SET PROBLEM
Show each line from the listing that includes the word "with".

[Source code of charts]
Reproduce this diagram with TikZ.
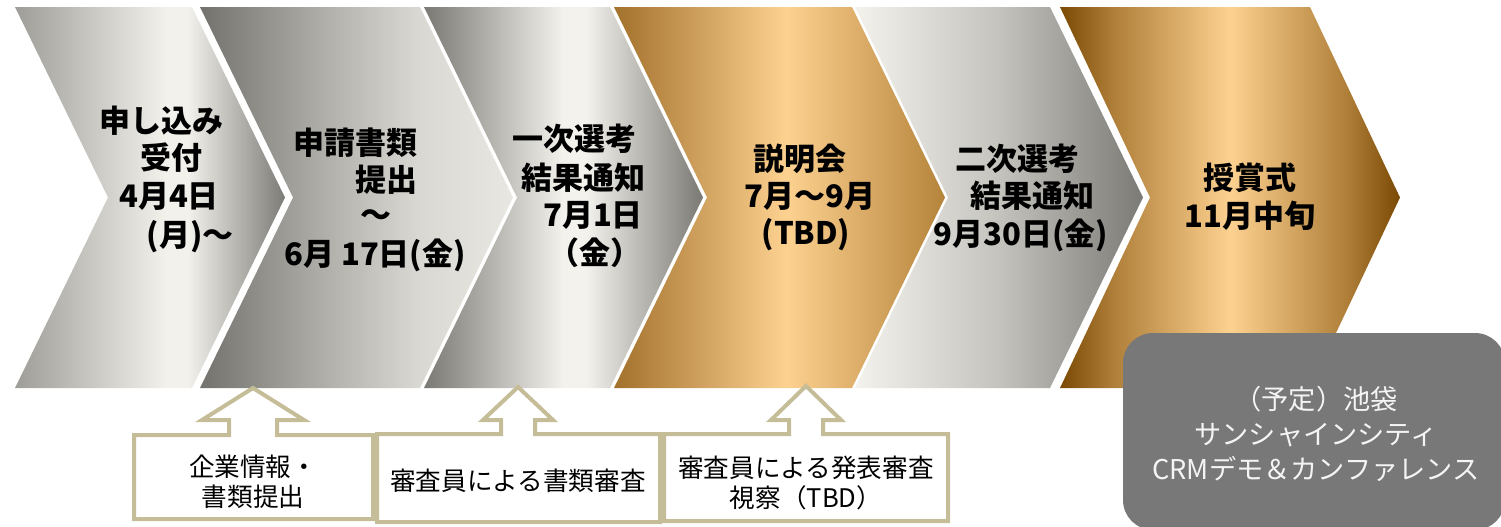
\documentclass[tikz,border=0pt]{standalone}
\usepackage{fontspec}
\newfontfamily\jp{Noto Sans CJK JP}
\definecolor{a1}{HTML}{9E9D97}\definecolor{a2}{HTML}{F2F1EC}\definecolor{a3}{HTML}{7C7B76}
\definecolor{b1}{HTML}{73726D}\definecolor{b2}{HTML}{B0AFA9}\definecolor{b3}{HTML}{D9D8D3}\definecolor{b4}{HTML}{E8E7E2}
\definecolor{c1}{HTML}{7A7974}\definecolor{c2}{HTML}{F3F2ED}\definecolor{c3}{HTML}{7A7974}
\definecolor{d1}{HTML}{A2712C}\definecolor{d2}{HTML}{FDD190}\definecolor{d3}{HTML}{B5843B}
\definecolor{e1}{HTML}{F3F2ED}\definecolor{e2}{HTML}{C4C3BD}\definecolor{e3}{HTML}{7B7A75}
\definecolor{f1}{HTML}{7A4904}\definecolor{f2}{HTML}{B0803A}\definecolor{f3}{HTML}{FDD190}
\definecolor{tan}{HTML}{C5BD98}
\definecolor{boxgray}{HTML}{787878}
\definecolor{boxtext}{HTML}{F4F4F4}
\pgfdeclarehorizontalshading{shA}{100bp}{color(0bp)=(a1); color(25bp)=(a1); color(53bp)=(a2); color(57bp)=(a2); color(75bp)=(a3); color(100bp)=(a3)}
\pgfdeclarehorizontalshading{shB}{100bp}{color(0bp)=(b1); color(25bp)=(b1); color(45bp)=(b2); color(60bp)=(b3); color(75bp)=(b4); color(100bp)=(b4)}
\pgfdeclarehorizontalshading{shC}{100bp}{color(0bp)=(c1); color(25bp)=(c1); color(50bp)=(c2); color(54bp)=(c2); color(75bp)=(c3); color(100bp)=(c3)}
\pgfdeclarehorizontalshading{shD}{100bp}{color(0bp)=(d1); color(25bp)=(d1); color(51bp)=(d2); color(75bp)=(d3); color(100bp)=(d3)}
\pgfdeclarehorizontalshading{shE}{100bp}{color(0bp)=(e1); color(25bp)=(e1); color(50bp)=(e2); color(75bp)=(e3); color(100bp)=(e3)}
\pgfdeclarehorizontalshading{shF}{100bp}{color(0bp)=(f1); color(25bp)=(f1); color(33bp)=(f2); color(50bp)=(f3); color(67bp)=(f2); color(75bp)=(f1); color(100bp)=(f1)}
\tikzset{
  ct/.style={font=\jp\bfseries\fontsize{15.5}{18}\selectfont, inner sep=0pt, text height=0.88em, text depth=0.12em},
  bt/.style={font=\jp\fontsize{12.8}{15}\selectfont, inner sep=0pt, align=center},
  gt/.style={font=\jp\fontsize{13.6}{17.5}\selectfont, inner sep=0pt, align=center, text=boxtext},
  callout/.style={draw=tan, line width=2pt, fill=white, line join=miter},
}
\begin{document}
\begin{tikzpicture}[x=0.5pt,y=-0.5pt]
\useasboundingbox (0,0) rectangle (1501,526);
\clip (0,0) rectangle (1501,526);
% chevrons
\path[shading=shA] (15,7) -- (192,7) -- (285,197.5) -- (192,388) -- (15,388) -- (108,197.5) -- cycle;
\path[shading=shB] (200,7) -- (420,7) -- (513,197.5) -- (420,388) -- (200,388) -- (293,197.5) -- cycle;
\path[shading=shC] (424,7) -- (610,7) -- (703,197.5) -- (610,388) -- (424,388) -- (517,197.5) -- cycle;
\path[shading=shD] (614,7) -- (852,7) -- (945,197.5) -- (852,388) -- (614,388) -- (707,197.5) -- cycle;
\path[shading=shE] (855,7) -- (1050,7) -- (1143,197.5) -- (1050,388) -- (855,388) -- (948,197.5) -- cycle;
\path[shading=shF] (1060,7) -- (1310,7) -- (1400,197.5) -- (1310,388) -- (1060,388) -- (1150,197.5) -- cycle;
% chevron texts
\node[ct] (c1a) at (161,125) {申し込み};
\node[ct] (c1b) at (171,162) {受付};
\node[ct] (c1c) at (169,200) {4月4日};
\node[ct] (c1d) at (190,239) {(月)〜};
\node[ct] (c2a) at (355,147) {申請書類};
\node[ct] (c2b) at (386,184) {提出};
\node[ct] (c2c) at (376,219) {〜};
\node[ct] (c2d) at (375,258) {6月 17日(金)};
\node[ct] (c3a) at (574,143) {一次選考};
\node[ct] (c3b) at (583,182) {結果通知};
\node[ct] (c3c) at (593,219) {7月1日};
\node[ct] (c3d) at (595,257) {（金）};
\node[ct] (c4a) at (800,163) {説明会};
\node[ct] (c4b) at (810,200) {7月〜9月};
\node[ct] (c4c) at (806,237) {(TBD)};
\node[ct] (c5a) at (1017,163) {二次選考};
\node[ct] (c5b) at (1032,200) {結果通知};
\node[ct] (c5c) at (1021,238) {9月30日(金)};
\node[ct] (c6a) at (1250,182) {授賞式};
\node[ct] (c6b) at (1250,220) {11月中旬};
% callout boxes
\path[callout] (134,435) -- (229,435) -- (229,420) -- (202,420) -- (253,388) -- (304,420) -- (277,420) -- (277,435) -- (373,435) -- (373,519) -- (134,519) -- cycle;
\path[callout] (377,434) -- (501,434) -- (501,420) -- (483,420) -- (518,387) -- (553,420) -- (535,420) -- (535,434) -- (660,434) -- (660,522) -- (377,522) -- cycle;
\path[callout] (664,434) -- (789,434) -- (789,420) -- (771,420) -- (806,386) -- (841,420) -- (823,420) -- (823,434) -- (948,434) -- (948,521) -- (664,521) -- cycle;
\node[bt] (b1) at (253,482) {企業情報・\\書類提出};
\node[bt] (b2) at (518,481) {審査員による書類審査};
\node[bt] (b3) at (806,483) {審査員による発表審査\\視察（TBD）};
% grey venue box
\path[fill=boxgray, rounded corners=15pt] (1123,333) rectangle (1505,530);
\node[gt] (g) at (1316,434) {（予定）池袋\\サンシャインシティ\\CRMデモ＆カンファレンス};
\end{tikzpicture}
\end{document}
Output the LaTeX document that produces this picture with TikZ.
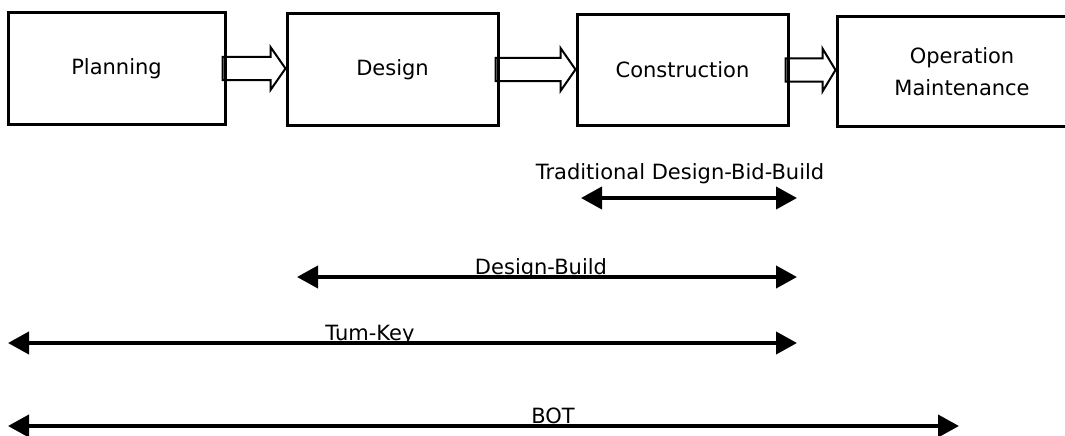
\documentclass[tikz,border=0pt]{standalone}
\usepackage{fontspec}
\setmainfont{DejaVu Sans}
\usetikzlibrary{arrows.meta,calc}

% flecha hueca entre dos fases: origen, destino, largo de la punta
\newcommand{\flechafase}[3]{%
  \draw[line width=2pt,line join=miter] let \p1=(#1.east), \p2=(#2.west) in
    (\x1-4pt,\y1+11.5pt) -- (\x2-#3pt,\y1+11.5pt) -- (\x2-#3pt,\y1+21.5pt) -- (\x2,\y1)
    -- (\x2-#3pt,\y1-21.5pt) -- (\x2-#3pt,\y1-11.5pt) -- (\x1-4pt,\y1-11.5pt) -- cycle;}

\begin{document}
\begin{tikzpicture}[x=1pt,y=-1pt,
  fase/.style={draw,line width=3pt,inner sep=0pt,align=center,
    font=\fontsize{21}{32}\selectfont},
  alcance/.style={line width=4pt,{Triangle[length=21pt,width=22pt]}-{Triangle[length=21pt,width=22pt]}},
  etiqueta/.style={anchor=base,inner sep=0pt,font=\fontsize{21}{25}\selectfont}]
  \path[use as bounding box] (0,0) rectangle (1065,436);
  \clip (0,0) rectangle (1065,436);

	% Fases
	\node[fase,minimum width=217pt,minimum height=111pt] (plan) at (116.5,68.5) {Planning};
	\node[fase,minimum width=211pt,minimum height=111pt] (dis) at (392.5,69.5) {Design};
	\node[fase,minimum width=211pt,minimum height=110pt] (cons) at (682.5,70) {Construction};
	\node[fase,minimum width=250pt,minimum height=109pt] (oper) at (962,71.5) {Operation\\Maintenance};

	% Flechas entre fases
	\flechafase{plan}{dis}{15}
	\flechafase{dis}{cons}{15}
	\flechafase{cons}{oper}{13}

	% Extremos de los alcances
	\coordinate (tdbb-i) at (581,198);
	\coordinate (tdbb-d) at (797,198);
	\coordinate (db-i) at (297,277);
	\coordinate (db-d) at (797,277);
	\coordinate (tk-i) at (8,343);
	\coordinate (tk-d) at (797,343);
	\coordinate (bot-i) at (8,426);
	\coordinate (bot-d) at (959,426);

	% Alcances
	\draw[alcance] (tdbb-i) -- (tdbb-d);
	\draw[alcance] (db-i) -- (db-d);
	\draw[alcance] (tk-i) -- (tk-d);
	\draw[alcance] (bot-i) -- (bot-d);

	% Etiquetas
	\node[etiqueta] (l-tdbb) at (680,179) {Traditional Design-Bid-Build};
	\node[etiqueta] (l-db) at (541,274) {Design-Build};
	\node[etiqueta] (l-tk) at (370,340) {Tum-Key};
	\node[etiqueta] (l-bot) at (553,423) {BOT};
\end{tikzpicture}
\end{document}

REPLY
Reproduce this diagram with TikZ.
Output the LaTeX document that produces this picture with TikZ.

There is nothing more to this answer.